TEMPO.CO, Jakarta - Bank Indonesia (BI) mencatat masih memiliki sisa insentif likuiditas sebesar Rp 122 triliun. Dana tersebut berasal dari kebijakan insentif makroprudensial berupa pemotongan giro wajib minimum (GWM) dari 9 persen menjadi 5 persen pada tahun lalu.
Dana ini menurut Gubernur BI Perry Warjiyo bisa dimanfaatkan oleh perbankan untuk menyalurkan kredit, sehingga bisa mendorong pertumbuhan ekonomi. Namun, Perry mewanti-wanti perbankan untuk benar-benar memanfaatkan dana tersebut untuk kredit karena insentif ini dimaksudkan untuk kegiatan produktif.
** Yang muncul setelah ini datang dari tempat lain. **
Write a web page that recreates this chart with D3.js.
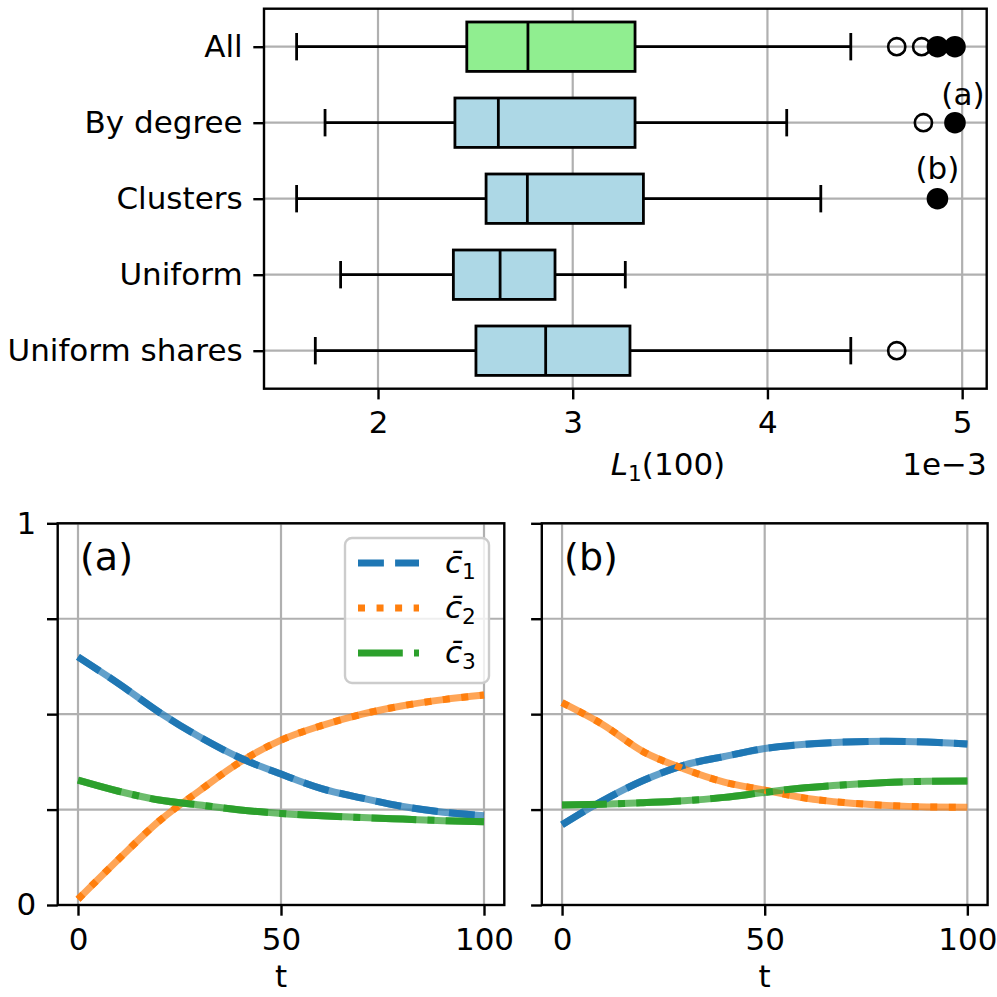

“Ini ada dana Rp 285 triliun sejak tahun lalu, sekarang sudah dimanfaatkan Rp 163 triliun. Masih ada Rp 122 triliun ayo bank silahkan, dana tersedia sepanjang untuk penyaluran kredit,” ujarnya pada sesi pengumuman hasil rapat Dewan Gubernur bulanan BI, Rabu, 21 Februari 2024.
Sementara itu Deputi Gubernur BI Juda Agung mengatakan kebijakan insentif likuiditas makroprudensial ini berlaku sejak Oktober 2023 lalu. Kebijakan ini dimaksudkan untuk menyalurkan kredit ke sektor tertentu, seperti hilirisasi mineral dan batu bara, hilirisasi pertanian, perumahan, dan usaha mikro, kecil, dan menengah (UMKM).
Penyaluran yang sudah dilakukan adalah untuk sektor UMKM. Baik untuk pembiayaan ultra mikro maupun usaha kecil menengah. “Juga di sektor hilirisasi non minerba seperti pertanian ya, ada pangan, peternakan, perikanan. Selebihnya di sektor perumahan dan hilirisasi minerba,” ujarnya di kesempatan yang sama.
Sejak tahun lalu BI memang membuat kebijakan insentif likuiditas makroprudensial untuk mendorong kredit. Dari 9 persen, saat ini GWM moneter diturunkan menjadi 5 persen. Sehingga sisa 4 persen diberikan dalam bentuk penyaluran kredit kepada sektor produktif dengan total dana sebesar Rp 285 triliun.